On a first run, the tool will download the current Wikidata dump, which takes a while (it's about 6G), but after this you can find and serialise all results in less than half an hour (for a processing rate of around 10K items/second). A regular laptop is enough to run it.
Cheers,
Markus
On 11.02.2016 01:34, Stas Malyshev wrote:
Hi!
I try to extract all mappings from wikidata to the GND authority file, along with the according wikipedia pages, expecting roughly 500,000 to 1m triples as result.

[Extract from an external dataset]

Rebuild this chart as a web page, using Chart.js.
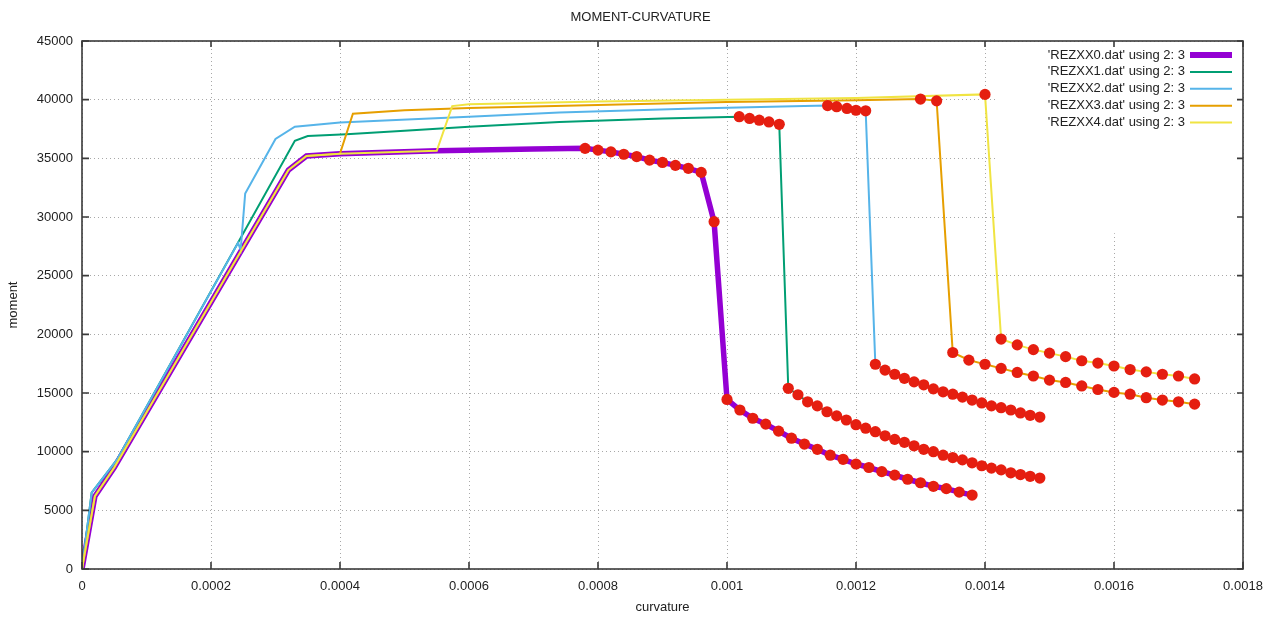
<!DOCTYPE html>
<html>
<head>
<meta charset="utf-8">
<title>MOMENT-CURVATURE</title>
<script src="https://cdn.jsdelivr.net/npm/chart.js@4.4.1/dist/chart.umd.min.js"></script>
<style>
  html, body { margin: 0; padding: 0; background: #fff; }
  canvas { display: block; }
</style>
</head>
<body>
<canvas id="mkChart" width="1281" height="621"></canvas>
<script>
// values (curvature, moment)
const chartTitle = "MOMENT-CURVATURE";
const seriesNames = [
  "'REZXX0.dat' using 2: 3",
  "'REZXX1.dat' using 2: 3",
  "'REZXX2.dat' using 2: 3",
  "'REZXX3.dat' using 2: 3",
  "'REZXX4.dat' using 2: 3"
];
const seriesColors = ["#9400d3", "#009e73", "#56b4e9", "#e69f00", "#f0e442"];
const seriesWidths = [5.5, 2, 2, 2, 2];
const markerColor = "#e51e10";

const xTickValues = [0, 0.0002, 0.0004, 0.0006, 0.0008, 0.001, 0.0012, 0.0014, 0.0016, 0.0018];
const xTickLabels = ["0", "0.0002", "0.0004", "0.0006", "0.0008", "0.001", "0.0012", "0.0014", "0.0016", "0.0018"];
const yTickValues = [0, 5000, 10000, 15000, 20000, 25000, 30000, 35000, 40000, 45000];
const yTickLabels = ["0", "5000", "10000", "15000", "20000", "25000", "30000", "35000", "40000", "45000"];

// REZXX0
const rez0LineX = [0, 0.00002, 0.00005, 0.00032, 0.000348, 0.0004, 0.00055, 0.0007];
const rez0LineY = [0, 6200, 8650, 34000, 35200, 35400, 35650, 35800];
const rez0DotX = [0.00078, 0.0008, 0.00082, 0.00084, 0.00086, 0.00088, 0.0009, 0.00092, 0.00094, 0.00096, 0.00098,
  0.001, 0.00102, 0.00104, 0.00106, 0.00108, 0.0011, 0.00112, 0.00114, 0.00116, 0.00118,
  0.0012, 0.00122, 0.00124, 0.00126, 0.00128, 0.0013, 0.00132, 0.00134, 0.00136, 0.00138];
const rez0DotY = [35850, 35700, 35550, 35350, 35150, 34850, 34650, 34400, 34150, 33800, 29600,
  14450, 13550, 12850, 12350, 11750, 11150, 10650, 10200, 9700, 9350,
  8950, 8650, 8300, 8000, 7650, 7350, 7050, 6850, 6550, 6300];

// REZXX1
const rez1LineX = [0, 0.000015, 0.000054, 0.00033, 0.00035, 0.00041, 0.0005, 0.0006, 0.00074, 0.0009];
const rez1LineY = [0, 6500, 9300, 36500, 36900, 37050, 37350, 37700, 38100, 38400];
const rez1DotX = [0.001019, 0.001035, 0.00105, 0.001065, 0.001081,
  0.001095, 0.00111, 0.001125, 0.00114, 0.001155, 0.00117, 0.001185, 0.0012, 0.001215, 0.00123,
  0.001245, 0.00126, 0.001275, 0.00129, 0.001305, 0.00132, 0.001335, 0.00135, 0.001365, 0.00138,
  0.001395, 0.00141, 0.001425, 0.00144, 0.001455, 0.00147, 0.001485];
const rez1DotY = [38550, 38400, 38250, 38100, 37900,
  15400, 14850, 14250, 13900, 13400, 13050, 12700, 12300, 12000, 11700,
  11350, 11050, 10800, 10500, 10200, 10000, 9700, 9500, 9300, 9050,
  8800, 8600, 8450, 8200, 8050, 7900, 7750];

// REZXX2
const rez2LineX = [0, 0.000015, 0.000054, 0.000242, 0.000246, 0.000253, 0.0003, 0.00033, 0.0004, 0.0006, 0.00074, 0.00095, 0.00112];
const rez2LineY = [0, 6500, 9300, 27800, 27200, 32000, 36650, 37700, 38050, 38550, 38900, 39250, 39450];
const rez2DotX = [0.001156, 0.00117, 0.001186, 0.0012, 0.001215,
  0.00123, 0.001245, 0.00126, 0.001275, 0.00129, 0.001305, 0.00132, 0.001335, 0.00135,
  0.001365, 0.00138, 0.001395, 0.00141, 0.001425, 0.00144, 0.001455, 0.00147, 0.001485];
const rez2DotY = [39500, 39400, 39250, 39100, 39050,
  17450, 16950, 16600, 16250, 15950, 15700, 15350, 15100, 14900,
  14650, 14400, 14150, 13900, 13750, 13550, 13300, 13100, 12950];

// REZXX3
const rez3LineX = [0, 0.00002, 0.00005, 0.00032, 0.000348, 0.0004, 0.00042, 0.0005, 0.0006, 0.0008, 0.001, 0.0012];
const rez3LineY = [0, 6200, 8650, 34000, 35200, 35400, 38800, 39100, 39300, 39550, 39800, 39950];
const rez3DotX = [0.0013, 0.001325,
  0.00135, 0.001375, 0.0014, 0.001425, 0.00145, 0.001475, 0.0015, 0.001525,
  0.00155, 0.001575, 0.0016, 0.001625, 0.00165, 0.001675, 0.0017, 0.001725];
const rez3DotY = [40050, 39900,
  18450, 17800, 17450, 17100, 16750, 16450, 16100, 15900,
  15600, 15300, 15050, 14900, 14600, 14400, 14250, 14050];

// REZXX4
const rez4LineX = [0, 0.00002, 0.00005, 0.00032, 0.000348, 0.0004, 0.00055, 0.000574, 0.0006, 0.0008, 0.001, 0.0012];
const rez4LineY = [0, 6200, 8650, 34000, 35200, 35400, 35650, 39450, 39600, 39850, 40000, 40150];
const rez4DotX = [0.0014,
  0.001425, 0.00145, 0.001475, 0.0015, 0.001525, 0.00155, 0.001575,
  0.0016, 0.001625, 0.00165, 0.001675, 0.0017, 0.001725];
const rez4DotY = [40450,
  19600, 19100, 18700, 18400, 18100, 17750, 17550,
  17300, 17000, 16800, 16600, 16450, 16200];

// corner of the key box, which hides the grid behind it
const keyMaskX = 0.00142;
const keyMaskY = 28700;

function toPoints(xs, ys) {
  return xs.map(function (x, i) {
    return { x: x, y: ys[i] };
  });
}

const lineX = [rez0LineX, rez1LineX, rez2LineX, rez3LineX, rez4LineX];
const lineY = [rez0LineY, rez1LineY, rez2LineY, rez3LineY, rez4LineY];
const dotX = [rez0DotX, rez1DotX, rez2DotX, rez3DotX, rez4DotX];
const dotY = [rez0DotY, rez1DotY, rez2DotY, rez3DotY, rez4DotY];

let datasets = [];
for (let i = 0; i < seriesNames.length; i++) {
  datasets.push({
    label: seriesNames[i],
    data: toPoints(lineX[i].concat(dotX[i]), lineY[i].concat(dotY[i])),
    showLine: true,
    borderColor: seriesColors[i],
    backgroundColor: seriesColors[i],
    borderWidth: seriesWidths[i],
    pointRadius: 0,
    tension: 0,
    order: 5 - i,
  });
}
let markerPoints = [];
for (let i = 0; i < dotX.length; i++) {
  markerPoints = markerPoints.concat(toPoints(dotX[i], dotY[i]));
}
datasets.push({
  label: "markers",
  data: markerPoints,
  showLine: false,
  pointRadius: 5.6,
  pointBackgroundColor: markerColor,
  pointBorderWidth: 0,
  order: 0,
});

// gnuplot look: closed frame, inward ticks, title and key inside the plot
const gnuplotFrame = {
  id: "gnuplotFrame",
  beforeDatasetsDraw(chart) {
    const ctx = chart.ctx;
    const a = chart.chartArea;
    const x0 = chart.scales.x.getPixelForValue(keyMaskX);
    const y1 = chart.scales.y.getPixelForValue(keyMaskY);
    ctx.save();
    ctx.fillStyle = "#fff";
    ctx.fillRect(x0, a.top + 1, a.right - x0 - 1, y1 - a.top);
    ctx.restore();
  },
  afterDraw(chart) {
    const ctx = chart.ctx;
    const a = chart.chartArea;
    const sx = chart.scales.x;
    const sy = chart.scales.y;
    ctx.save();
    ctx.strokeStyle = "#3a3a3a";
    ctx.lineWidth = 1.6;
    ctx.strokeRect(a.left, a.top, a.right - a.left, a.bottom - a.top);
    ctx.beginPath();
    xTickValues.forEach(function (v) {
      const px = sx.getPixelForValue(v);
      ctx.moveTo(px, a.bottom);
      ctx.lineTo(px, a.bottom - 7);
      ctx.moveTo(px, a.top);
      ctx.lineTo(px, a.top + 6);
    });
    yTickValues.forEach(function (v) {
      const py = sy.getPixelForValue(v);
      ctx.moveTo(a.left, py);
      ctx.lineTo(a.left + 7, py);
      ctx.moveTo(a.right, py);
      ctx.lineTo(a.right - 6, py);
    });
    ctx.stroke();

    ctx.fillStyle = "#222";
    ctx.font = "13px 'Liberation Sans', Arial, sans-serif";
    ctx.textAlign = "center";
    ctx.textBaseline = "middle";
    ctx.fillText(chartTitle, chart.width / 2, 17);

    // key
    ctx.textAlign = "right";
    for (let i = 0; i < seriesNames.length; i++) {
      const y = a.top + 14 + i * 16.9;
      ctx.fillStyle = "#222";
      ctx.fillText(seriesNames[i], a.right - 58, y);
      ctx.beginPath();
      ctx.strokeStyle = seriesColors[i];
      ctx.lineWidth = i === 0 ? 6 : 2;
      ctx.moveTo(a.right - 53, y);
      ctx.lineTo(a.right - 11, y);
      ctx.stroke();
    }
    ctx.restore();
  },
};

Chart.defaults.font.family = "'Liberation Sans', Arial, sans-serif";
Chart.defaults.font.size = 13;
Chart.defaults.color = "#222";

new Chart(document.getElementById("mkChart"), {
  type: "scatter",
  data: { datasets: datasets },
  options: {
    responsive: false,
    animation: false,
    layout: { padding: { top: 41, right: 38, left: 0, bottom: 0 } },
    plugins: {
      legend: { display: false },
      title: { display: false },
      tooltip: { enabled: false },
    },
    scales: {
      x: {
        type: "linear",
        min: 0,
        max: 0.0018,
        afterBuildTicks: function (scale) {
          scale.ticks = xTickValues.map(function (v) { return { value: v }; });
        },
        afterFit: function (scale) {
          scale.height = 52;
        },
        ticks: {
          padding: 10,
          maxRotation: 0,
          autoSkip: false,
          callback: function (value, index) {
            return xTickLabels[index];
          },
        },
        grid: { color: "#a8a8a8", lineWidth: 1, drawTicks: false },
        border: { display: false, dash: [1, 3] },
        title: { display: true, text: "curvature", padding: { top: 2, bottom: 6 } },
      },
      y: {
        type: "linear",
        min: 0,
        max: 45000,
        afterBuildTicks: function (scale) {
          scale.ticks = yTickValues.map(function (v) { return { value: v }; });
        },
        afterFit: function (scale) {
          scale.width = 82;
        },
        ticks: {
          padding: 9,
          autoSkip: false,
          callback: function (value, index) {
            return yTickLabels[index];
          },
        },
        grid: { color: "#a8a8a8", lineWidth: 1, drawTicks: false },
        border: { display: false, dash: [1, 3] },
        title: { display: true, text: "moment", padding: { top: 6, bottom: 4 } },
      },
    },
  },
  plugins: [gnuplotFrame],
});
</script>
</body>
</html>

As a starting note, I don't think extracting 1M triples may be the best way to use query service. If you need to do processing that returns such big result sets - in millions - maybe processing the dump - e.g. with wikidata toolkit at https://github.com/Wikidata/Wikidata-Toolkit - would be better idea?
However, with various calls, I get much less triples (about 2,000 to 10,000). The output seems to be truncated in the middle of a statement, e.g.
It may be some kind of timeout because of the quantity of the data being sent. How long does such request take?